What to do:
Begin at the top of the entries below and write out every line through the one containing "from matplotlib.patches import Patch", excluding pictures.
───── Data shown
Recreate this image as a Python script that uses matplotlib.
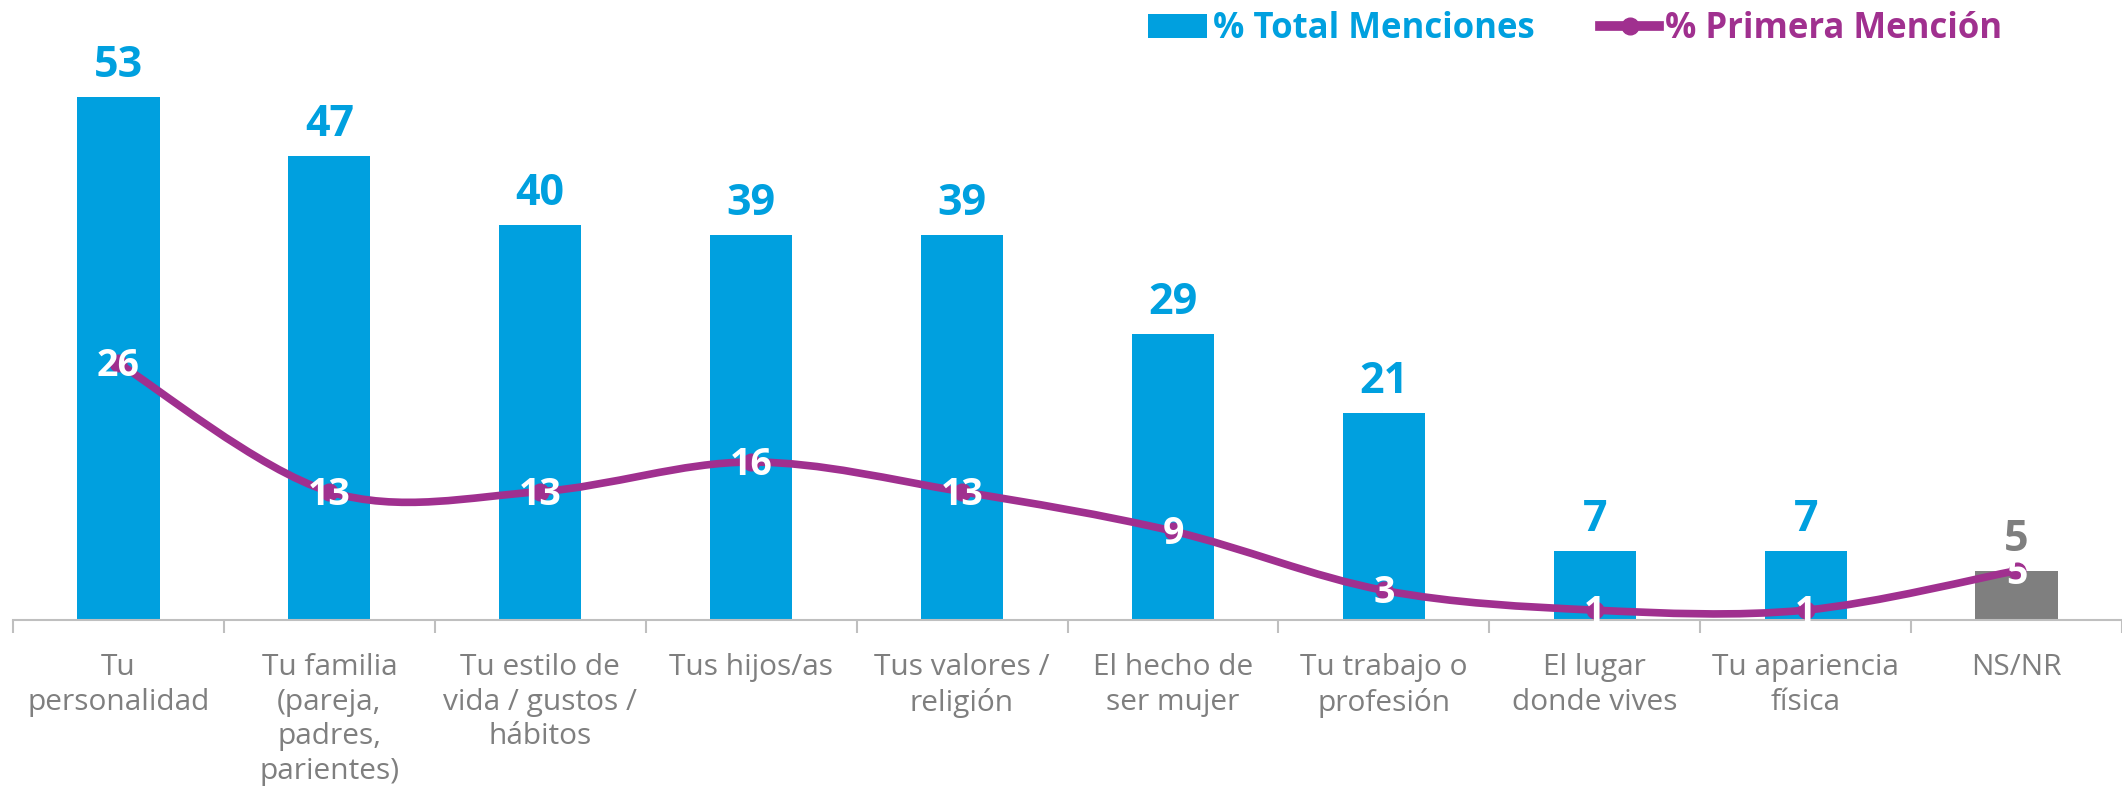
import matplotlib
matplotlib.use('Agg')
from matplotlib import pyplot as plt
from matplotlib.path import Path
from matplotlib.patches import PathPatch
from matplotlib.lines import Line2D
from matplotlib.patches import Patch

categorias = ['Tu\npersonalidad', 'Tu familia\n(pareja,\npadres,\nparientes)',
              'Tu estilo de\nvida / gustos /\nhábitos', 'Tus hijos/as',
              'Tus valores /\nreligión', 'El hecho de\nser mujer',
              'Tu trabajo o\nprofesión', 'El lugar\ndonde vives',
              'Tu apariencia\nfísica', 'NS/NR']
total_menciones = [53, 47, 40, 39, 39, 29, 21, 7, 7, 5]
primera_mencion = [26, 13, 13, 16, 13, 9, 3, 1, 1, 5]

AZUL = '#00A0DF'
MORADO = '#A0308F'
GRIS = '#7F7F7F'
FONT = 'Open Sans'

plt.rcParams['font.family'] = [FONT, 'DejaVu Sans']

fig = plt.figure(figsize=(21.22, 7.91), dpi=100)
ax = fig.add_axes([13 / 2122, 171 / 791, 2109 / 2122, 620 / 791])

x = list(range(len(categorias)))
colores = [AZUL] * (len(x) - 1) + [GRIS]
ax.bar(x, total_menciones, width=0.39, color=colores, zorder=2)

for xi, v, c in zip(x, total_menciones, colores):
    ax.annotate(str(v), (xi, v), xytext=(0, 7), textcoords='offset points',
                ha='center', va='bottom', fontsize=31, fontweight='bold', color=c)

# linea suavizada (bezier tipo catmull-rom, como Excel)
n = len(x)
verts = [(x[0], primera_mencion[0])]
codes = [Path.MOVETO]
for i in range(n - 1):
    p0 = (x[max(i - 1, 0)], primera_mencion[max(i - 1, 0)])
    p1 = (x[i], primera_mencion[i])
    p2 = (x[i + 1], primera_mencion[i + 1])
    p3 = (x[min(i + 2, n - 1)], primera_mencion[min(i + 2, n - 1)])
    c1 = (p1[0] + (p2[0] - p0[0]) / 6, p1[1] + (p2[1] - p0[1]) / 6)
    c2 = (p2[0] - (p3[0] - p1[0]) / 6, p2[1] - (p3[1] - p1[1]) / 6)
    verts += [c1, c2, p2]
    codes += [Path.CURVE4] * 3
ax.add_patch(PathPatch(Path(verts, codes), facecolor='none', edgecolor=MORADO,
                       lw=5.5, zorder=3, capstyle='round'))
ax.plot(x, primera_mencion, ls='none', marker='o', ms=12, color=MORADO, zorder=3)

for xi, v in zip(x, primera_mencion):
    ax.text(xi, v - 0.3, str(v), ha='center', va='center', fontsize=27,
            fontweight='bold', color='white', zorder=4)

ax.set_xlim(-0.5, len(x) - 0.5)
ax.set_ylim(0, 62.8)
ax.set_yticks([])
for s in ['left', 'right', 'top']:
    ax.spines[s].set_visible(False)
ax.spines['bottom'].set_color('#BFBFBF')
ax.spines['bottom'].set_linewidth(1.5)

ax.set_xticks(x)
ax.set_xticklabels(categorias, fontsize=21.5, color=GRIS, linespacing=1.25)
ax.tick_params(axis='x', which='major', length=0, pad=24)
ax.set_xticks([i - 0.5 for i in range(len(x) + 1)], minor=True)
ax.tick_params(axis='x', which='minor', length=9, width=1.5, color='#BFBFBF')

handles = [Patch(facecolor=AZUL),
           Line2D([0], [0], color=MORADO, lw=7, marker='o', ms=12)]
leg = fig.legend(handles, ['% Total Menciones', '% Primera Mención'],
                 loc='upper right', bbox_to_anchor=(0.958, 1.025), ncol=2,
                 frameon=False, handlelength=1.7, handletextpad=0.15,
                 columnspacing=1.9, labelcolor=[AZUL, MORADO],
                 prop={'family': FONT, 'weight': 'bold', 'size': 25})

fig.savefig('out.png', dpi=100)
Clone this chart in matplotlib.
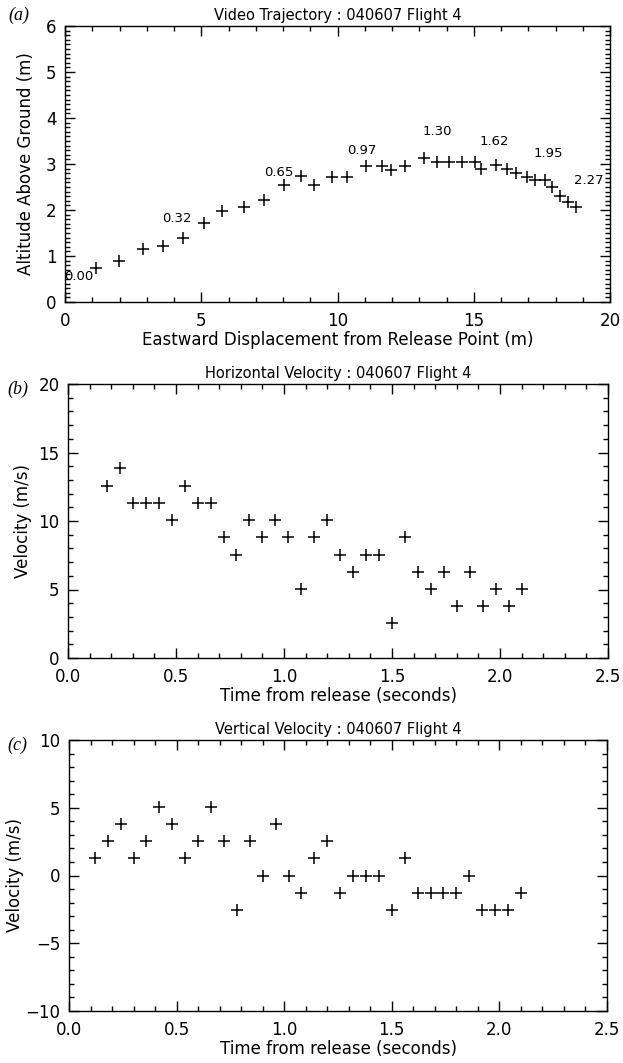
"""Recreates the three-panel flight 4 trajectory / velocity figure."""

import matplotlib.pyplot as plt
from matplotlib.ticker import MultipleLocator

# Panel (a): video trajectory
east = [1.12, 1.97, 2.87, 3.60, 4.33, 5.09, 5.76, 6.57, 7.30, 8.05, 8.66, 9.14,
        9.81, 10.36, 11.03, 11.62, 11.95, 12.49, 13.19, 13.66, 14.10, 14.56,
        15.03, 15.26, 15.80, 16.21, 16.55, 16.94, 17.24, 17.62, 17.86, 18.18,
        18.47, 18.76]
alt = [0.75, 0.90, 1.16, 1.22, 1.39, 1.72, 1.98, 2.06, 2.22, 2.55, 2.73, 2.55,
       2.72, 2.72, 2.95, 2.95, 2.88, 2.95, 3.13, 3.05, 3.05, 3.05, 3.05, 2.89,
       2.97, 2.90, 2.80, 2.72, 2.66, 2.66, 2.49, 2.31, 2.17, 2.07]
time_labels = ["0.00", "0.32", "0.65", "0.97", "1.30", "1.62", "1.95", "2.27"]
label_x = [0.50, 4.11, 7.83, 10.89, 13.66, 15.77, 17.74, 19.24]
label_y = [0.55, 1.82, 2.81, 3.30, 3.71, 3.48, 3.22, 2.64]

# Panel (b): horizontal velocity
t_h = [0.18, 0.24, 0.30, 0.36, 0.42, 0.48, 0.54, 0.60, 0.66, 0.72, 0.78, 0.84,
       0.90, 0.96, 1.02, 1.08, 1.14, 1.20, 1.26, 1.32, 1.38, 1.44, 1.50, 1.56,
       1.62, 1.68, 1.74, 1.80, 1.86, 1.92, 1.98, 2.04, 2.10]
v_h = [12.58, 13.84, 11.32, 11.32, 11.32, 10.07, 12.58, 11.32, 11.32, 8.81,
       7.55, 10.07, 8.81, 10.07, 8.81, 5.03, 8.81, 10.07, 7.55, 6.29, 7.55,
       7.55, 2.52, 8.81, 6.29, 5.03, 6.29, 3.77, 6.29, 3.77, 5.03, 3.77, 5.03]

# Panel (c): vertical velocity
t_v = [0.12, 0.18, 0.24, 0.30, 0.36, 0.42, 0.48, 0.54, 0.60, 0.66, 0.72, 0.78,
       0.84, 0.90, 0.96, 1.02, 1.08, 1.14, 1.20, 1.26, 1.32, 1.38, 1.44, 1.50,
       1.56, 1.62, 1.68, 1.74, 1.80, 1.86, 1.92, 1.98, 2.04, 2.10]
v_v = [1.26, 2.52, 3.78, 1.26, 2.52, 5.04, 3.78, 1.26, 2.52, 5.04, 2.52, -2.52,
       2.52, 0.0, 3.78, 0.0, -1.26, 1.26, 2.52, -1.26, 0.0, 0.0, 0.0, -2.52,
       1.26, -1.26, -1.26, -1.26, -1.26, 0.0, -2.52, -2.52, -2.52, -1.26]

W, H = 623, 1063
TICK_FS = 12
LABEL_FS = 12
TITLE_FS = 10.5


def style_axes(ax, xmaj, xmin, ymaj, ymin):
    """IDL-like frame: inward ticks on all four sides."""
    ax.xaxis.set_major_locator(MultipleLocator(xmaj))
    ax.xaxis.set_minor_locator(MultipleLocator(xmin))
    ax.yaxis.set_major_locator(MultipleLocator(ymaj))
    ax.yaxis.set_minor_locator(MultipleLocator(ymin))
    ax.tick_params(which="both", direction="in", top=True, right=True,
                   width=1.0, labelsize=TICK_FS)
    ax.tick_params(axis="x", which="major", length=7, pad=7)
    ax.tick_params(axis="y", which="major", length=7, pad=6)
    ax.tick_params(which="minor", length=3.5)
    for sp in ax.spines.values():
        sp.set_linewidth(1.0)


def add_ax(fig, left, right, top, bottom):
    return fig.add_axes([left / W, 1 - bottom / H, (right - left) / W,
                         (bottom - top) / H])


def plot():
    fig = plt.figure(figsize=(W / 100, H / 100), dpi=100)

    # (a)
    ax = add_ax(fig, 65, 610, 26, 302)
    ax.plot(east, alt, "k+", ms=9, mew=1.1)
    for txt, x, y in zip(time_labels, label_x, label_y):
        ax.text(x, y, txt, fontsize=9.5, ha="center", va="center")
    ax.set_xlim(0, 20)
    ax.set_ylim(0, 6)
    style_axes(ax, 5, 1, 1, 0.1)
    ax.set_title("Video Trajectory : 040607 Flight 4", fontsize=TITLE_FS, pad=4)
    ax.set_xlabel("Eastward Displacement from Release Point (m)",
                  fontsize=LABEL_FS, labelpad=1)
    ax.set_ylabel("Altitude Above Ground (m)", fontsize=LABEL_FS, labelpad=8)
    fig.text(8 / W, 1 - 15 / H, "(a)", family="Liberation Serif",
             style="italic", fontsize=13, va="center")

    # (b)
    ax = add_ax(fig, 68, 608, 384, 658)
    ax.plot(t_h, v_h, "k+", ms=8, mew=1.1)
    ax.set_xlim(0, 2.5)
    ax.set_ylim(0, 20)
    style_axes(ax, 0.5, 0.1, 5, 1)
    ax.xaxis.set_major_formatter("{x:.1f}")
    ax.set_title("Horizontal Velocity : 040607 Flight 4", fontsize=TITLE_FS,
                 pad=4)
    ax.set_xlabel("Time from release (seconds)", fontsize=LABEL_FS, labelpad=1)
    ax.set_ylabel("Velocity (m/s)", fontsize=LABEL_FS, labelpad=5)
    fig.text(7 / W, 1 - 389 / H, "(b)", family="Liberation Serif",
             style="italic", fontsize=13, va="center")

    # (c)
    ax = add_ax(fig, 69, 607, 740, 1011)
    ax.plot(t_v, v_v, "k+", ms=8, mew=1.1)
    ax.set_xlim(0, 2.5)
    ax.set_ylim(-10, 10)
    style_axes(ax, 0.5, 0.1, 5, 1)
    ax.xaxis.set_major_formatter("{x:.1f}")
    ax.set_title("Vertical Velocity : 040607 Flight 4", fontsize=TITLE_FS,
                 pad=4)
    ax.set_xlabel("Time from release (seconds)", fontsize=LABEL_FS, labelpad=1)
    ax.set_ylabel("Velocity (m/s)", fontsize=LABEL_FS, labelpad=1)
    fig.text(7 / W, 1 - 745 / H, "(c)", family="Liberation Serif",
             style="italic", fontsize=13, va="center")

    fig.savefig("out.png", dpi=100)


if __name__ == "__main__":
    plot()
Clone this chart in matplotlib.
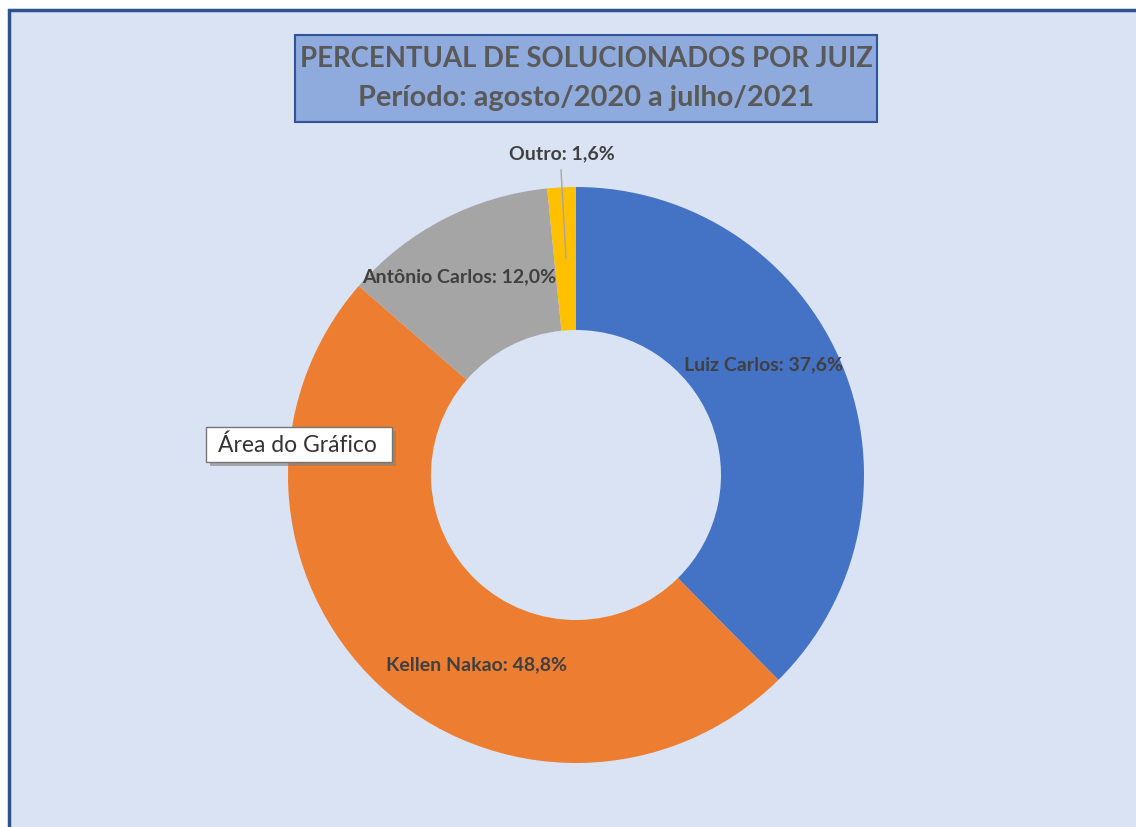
──────────
Exercise response:
Recreate this image as a Python script that uses matplotlib.
import matplotlib
matplotlib.use('Agg')
from matplotlib import pyplot as plt
from matplotlib.path import Path
from matplotlib.patches import PathPatch
from matplotlib.lines import Line2D
from matplotlib.patches import Patch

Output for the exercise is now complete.